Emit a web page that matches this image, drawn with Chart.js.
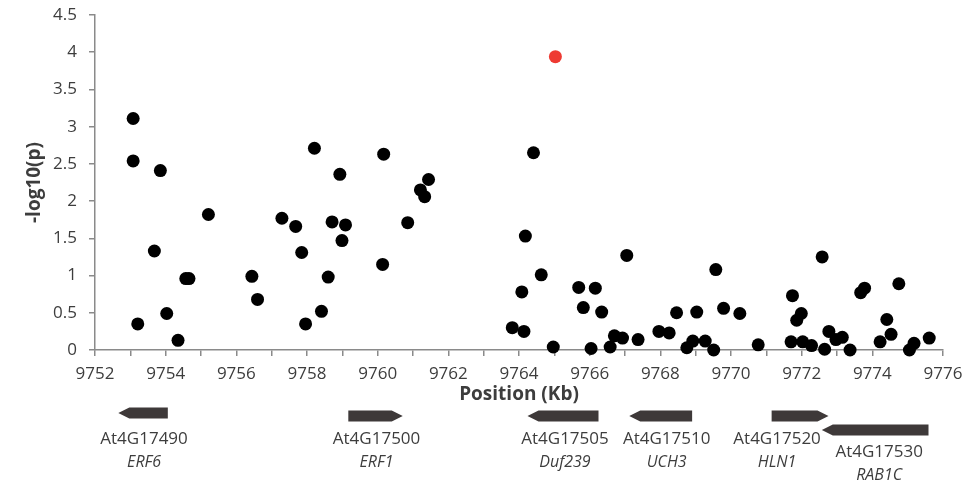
* * *
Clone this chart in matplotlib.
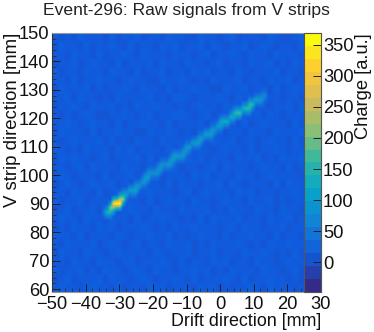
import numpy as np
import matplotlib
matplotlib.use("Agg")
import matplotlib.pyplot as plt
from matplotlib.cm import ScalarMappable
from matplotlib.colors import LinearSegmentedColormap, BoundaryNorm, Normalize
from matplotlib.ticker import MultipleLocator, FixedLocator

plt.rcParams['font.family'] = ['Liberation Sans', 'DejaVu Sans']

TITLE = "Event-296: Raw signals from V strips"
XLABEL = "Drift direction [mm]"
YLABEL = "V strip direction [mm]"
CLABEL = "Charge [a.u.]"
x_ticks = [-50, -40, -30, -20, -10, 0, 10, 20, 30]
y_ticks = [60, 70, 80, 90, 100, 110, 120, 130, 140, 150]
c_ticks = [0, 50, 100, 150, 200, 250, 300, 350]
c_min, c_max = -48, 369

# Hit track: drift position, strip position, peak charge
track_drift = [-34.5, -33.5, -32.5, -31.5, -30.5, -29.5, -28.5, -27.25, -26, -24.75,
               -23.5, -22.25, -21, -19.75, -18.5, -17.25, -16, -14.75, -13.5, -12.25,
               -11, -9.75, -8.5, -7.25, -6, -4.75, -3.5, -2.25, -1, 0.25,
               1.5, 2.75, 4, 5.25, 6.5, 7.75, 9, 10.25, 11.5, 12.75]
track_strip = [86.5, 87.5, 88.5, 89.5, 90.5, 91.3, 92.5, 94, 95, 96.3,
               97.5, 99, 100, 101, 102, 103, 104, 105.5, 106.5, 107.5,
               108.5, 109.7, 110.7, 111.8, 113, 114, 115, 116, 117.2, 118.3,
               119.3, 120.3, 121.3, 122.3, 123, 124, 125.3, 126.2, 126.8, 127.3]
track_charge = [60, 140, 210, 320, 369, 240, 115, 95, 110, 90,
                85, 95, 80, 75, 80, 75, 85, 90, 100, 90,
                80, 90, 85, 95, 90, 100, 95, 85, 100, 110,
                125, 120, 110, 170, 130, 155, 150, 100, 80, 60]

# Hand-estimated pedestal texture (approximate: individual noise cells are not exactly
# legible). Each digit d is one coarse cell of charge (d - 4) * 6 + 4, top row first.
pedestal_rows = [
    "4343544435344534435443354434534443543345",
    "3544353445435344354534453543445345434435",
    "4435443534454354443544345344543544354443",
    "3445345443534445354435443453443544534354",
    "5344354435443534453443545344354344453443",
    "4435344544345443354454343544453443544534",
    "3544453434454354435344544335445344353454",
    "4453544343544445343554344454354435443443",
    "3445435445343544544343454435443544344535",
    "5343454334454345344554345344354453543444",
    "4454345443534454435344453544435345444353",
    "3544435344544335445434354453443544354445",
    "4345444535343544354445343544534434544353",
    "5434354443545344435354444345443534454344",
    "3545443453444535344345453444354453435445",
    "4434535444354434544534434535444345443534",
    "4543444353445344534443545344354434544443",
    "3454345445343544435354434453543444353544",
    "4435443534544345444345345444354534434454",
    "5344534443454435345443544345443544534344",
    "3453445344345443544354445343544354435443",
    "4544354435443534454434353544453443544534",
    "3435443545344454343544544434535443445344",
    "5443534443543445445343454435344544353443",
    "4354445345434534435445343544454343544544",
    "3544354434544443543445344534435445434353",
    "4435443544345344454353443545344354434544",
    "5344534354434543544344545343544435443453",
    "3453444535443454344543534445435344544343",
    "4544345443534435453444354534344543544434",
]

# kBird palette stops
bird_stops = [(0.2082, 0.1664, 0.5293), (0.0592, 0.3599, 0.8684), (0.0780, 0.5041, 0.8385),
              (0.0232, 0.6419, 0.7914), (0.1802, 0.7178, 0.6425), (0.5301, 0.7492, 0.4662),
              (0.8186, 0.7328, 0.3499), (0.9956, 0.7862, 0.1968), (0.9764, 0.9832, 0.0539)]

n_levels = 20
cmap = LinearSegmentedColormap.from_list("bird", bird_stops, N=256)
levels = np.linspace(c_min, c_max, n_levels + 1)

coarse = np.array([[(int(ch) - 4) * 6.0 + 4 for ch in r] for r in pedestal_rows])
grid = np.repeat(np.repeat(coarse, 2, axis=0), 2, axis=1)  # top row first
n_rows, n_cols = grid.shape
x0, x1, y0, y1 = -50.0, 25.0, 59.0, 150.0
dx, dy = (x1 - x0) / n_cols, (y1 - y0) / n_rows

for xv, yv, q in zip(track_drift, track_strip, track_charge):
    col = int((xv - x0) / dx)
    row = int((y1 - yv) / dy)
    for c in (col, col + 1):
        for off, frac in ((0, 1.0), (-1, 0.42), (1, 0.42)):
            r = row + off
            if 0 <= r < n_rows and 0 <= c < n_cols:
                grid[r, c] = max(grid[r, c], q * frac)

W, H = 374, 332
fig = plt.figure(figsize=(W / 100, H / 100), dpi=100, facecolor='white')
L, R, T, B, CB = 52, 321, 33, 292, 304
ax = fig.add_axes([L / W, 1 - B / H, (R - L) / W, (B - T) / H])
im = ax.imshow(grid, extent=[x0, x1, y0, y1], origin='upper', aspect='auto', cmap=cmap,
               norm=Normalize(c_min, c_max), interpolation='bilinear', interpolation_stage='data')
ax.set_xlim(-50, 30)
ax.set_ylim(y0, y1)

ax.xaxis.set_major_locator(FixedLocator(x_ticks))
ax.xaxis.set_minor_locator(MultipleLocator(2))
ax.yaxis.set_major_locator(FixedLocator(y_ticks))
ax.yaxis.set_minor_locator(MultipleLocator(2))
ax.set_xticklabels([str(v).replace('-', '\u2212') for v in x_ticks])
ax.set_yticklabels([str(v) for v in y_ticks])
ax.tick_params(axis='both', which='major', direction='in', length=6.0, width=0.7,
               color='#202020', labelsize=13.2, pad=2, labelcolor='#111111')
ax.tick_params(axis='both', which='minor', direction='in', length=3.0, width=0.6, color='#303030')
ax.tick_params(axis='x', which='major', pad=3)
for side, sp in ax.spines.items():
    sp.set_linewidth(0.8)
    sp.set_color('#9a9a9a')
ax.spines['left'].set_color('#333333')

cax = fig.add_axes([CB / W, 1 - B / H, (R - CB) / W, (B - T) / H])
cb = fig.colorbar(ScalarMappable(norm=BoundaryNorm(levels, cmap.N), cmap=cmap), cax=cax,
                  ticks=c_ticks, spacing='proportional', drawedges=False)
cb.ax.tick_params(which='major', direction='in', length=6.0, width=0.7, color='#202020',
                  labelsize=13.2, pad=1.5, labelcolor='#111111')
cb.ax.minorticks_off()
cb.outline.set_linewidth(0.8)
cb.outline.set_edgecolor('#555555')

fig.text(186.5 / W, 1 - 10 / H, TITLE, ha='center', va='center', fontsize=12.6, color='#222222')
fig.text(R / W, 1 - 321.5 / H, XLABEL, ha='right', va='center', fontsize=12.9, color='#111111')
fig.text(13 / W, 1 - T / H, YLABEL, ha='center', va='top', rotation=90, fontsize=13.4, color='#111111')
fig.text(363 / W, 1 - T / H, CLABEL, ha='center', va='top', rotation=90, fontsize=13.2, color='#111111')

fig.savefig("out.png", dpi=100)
* * *
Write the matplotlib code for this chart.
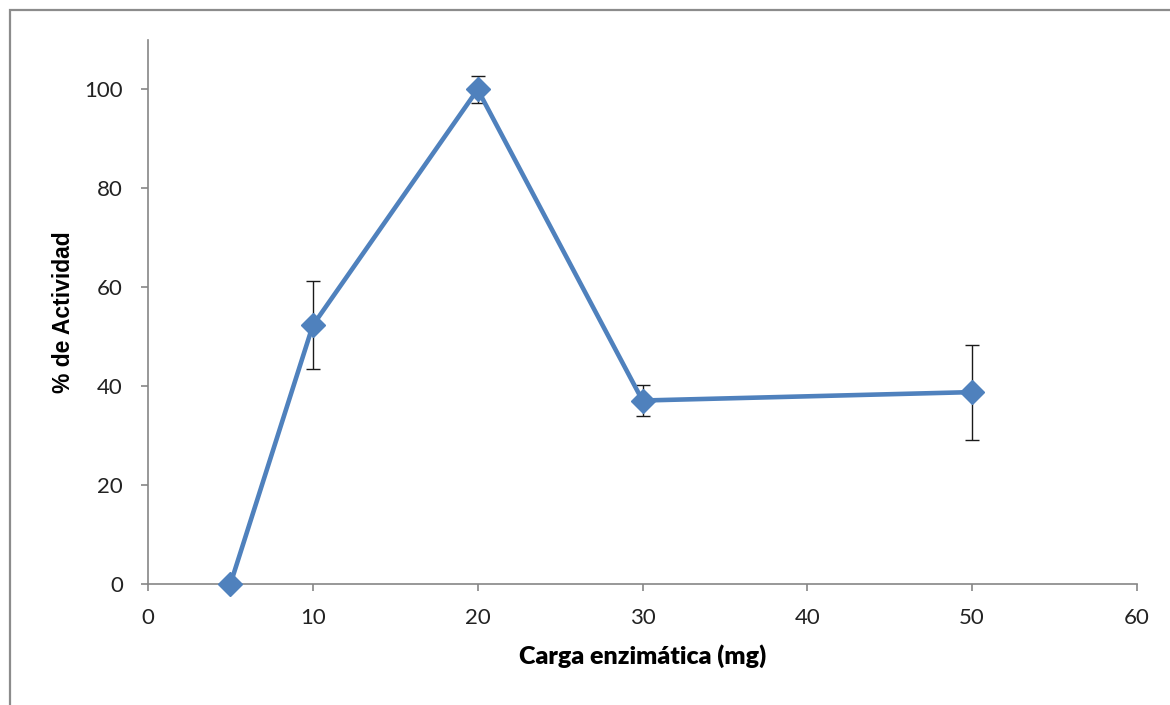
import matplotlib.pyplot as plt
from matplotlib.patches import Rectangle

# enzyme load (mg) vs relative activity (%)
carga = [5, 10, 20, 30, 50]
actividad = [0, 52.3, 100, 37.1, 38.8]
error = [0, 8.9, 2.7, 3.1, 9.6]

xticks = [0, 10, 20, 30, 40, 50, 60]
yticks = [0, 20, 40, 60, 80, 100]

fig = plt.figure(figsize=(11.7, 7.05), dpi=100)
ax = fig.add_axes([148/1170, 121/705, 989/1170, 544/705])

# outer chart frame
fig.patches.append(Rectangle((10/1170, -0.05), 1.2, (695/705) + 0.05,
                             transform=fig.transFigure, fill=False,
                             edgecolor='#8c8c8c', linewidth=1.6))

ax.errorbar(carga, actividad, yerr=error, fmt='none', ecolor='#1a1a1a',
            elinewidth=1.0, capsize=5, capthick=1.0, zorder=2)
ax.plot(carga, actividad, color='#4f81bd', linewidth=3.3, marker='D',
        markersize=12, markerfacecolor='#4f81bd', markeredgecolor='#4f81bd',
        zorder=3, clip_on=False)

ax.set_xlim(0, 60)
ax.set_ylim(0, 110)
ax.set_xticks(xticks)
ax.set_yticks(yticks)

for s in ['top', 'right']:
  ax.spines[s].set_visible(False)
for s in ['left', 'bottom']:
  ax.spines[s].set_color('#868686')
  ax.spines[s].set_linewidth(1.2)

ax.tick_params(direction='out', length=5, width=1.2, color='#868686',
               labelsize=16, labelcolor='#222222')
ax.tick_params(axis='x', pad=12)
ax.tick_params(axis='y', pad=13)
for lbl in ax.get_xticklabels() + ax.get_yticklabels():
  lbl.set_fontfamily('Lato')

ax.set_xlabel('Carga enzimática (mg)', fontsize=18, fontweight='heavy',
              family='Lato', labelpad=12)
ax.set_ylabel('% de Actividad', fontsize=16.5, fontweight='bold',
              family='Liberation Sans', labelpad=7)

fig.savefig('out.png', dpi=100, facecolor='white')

(Problem):
Beginning at the line above that contains "Write the matplotlib code for this chart.", repeat each line exactly through the one that contains "fig.savefig('out.png', dpi=100, facecolor='white')", and leave out the pictures.

(Written answer):
Write the matplotlib code for this chart.
import matplotlib.pyplot as plt
from matplotlib.patches import Rectangle

# enzyme load (mg) vs relative activity (%)
carga = [5, 10, 20, 30, 50]
actividad = [0, 52.3, 100, 37.1, 38.8]
error = [0, 8.9, 2.7, 3.1, 9.6]

xticks = [0, 10, 20, 30, 40, 50, 60]
yticks = [0, 20, 40, 60, 80, 100]

fig = plt.figure(figsize=(11.7, 7.05), dpi=100)
ax = fig.add_axes([148/1170, 121/705, 989/1170, 544/705])

# outer chart frame
fig.patches.append(Rectangle((10/1170, -0.05), 1.2, (695/705) + 0.05,
                             transform=fig.transFigure, fill=False,
                             edgecolor='#8c8c8c', linewidth=1.6))

ax.errorbar(carga, actividad, yerr=error, fmt='none', ecolor='#1a1a1a',
            elinewidth=1.0, capsize=5, capthick=1.0, zorder=2)
ax.plot(carga, actividad, color='#4f81bd', linewidth=3.3, marker='D',
        markersize=12, markerfacecolor='#4f81bd', markeredgecolor='#4f81bd',
        zorder=3, clip_on=False)

ax.set_xlim(0, 60)
ax.set_ylim(0, 110)
ax.set_xticks(xticks)
ax.set_yticks(yticks)

for s in ['top', 'right']:
  ax.spines[s].set_visible(False)
for s in ['left', 'bottom']:
  ax.spines[s].set_color('#868686')
  ax.spines[s].set_linewidth(1.2)

ax.tick_params(direction='out', length=5, width=1.2, color='#868686',
               labelsize=16, labelcolor='#222222')
ax.tick_params(axis='x', pad=12)
ax.tick_params(axis='y', pad=13)
for lbl in ax.get_xticklabels() + ax.get_yticklabels():
  lbl.set_fontfamily('Lato')

ax.set_xlabel('Carga enzimática (mg)', fontsize=18, fontweight='heavy',
              family='Lato', labelpad=12)
ax.set_ylabel('% de Actividad', fontsize=16.5, fontweight='bold',
              family='Liberation Sans', labelpad=7)

fig.savefig('out.png', dpi=100, facecolor='white')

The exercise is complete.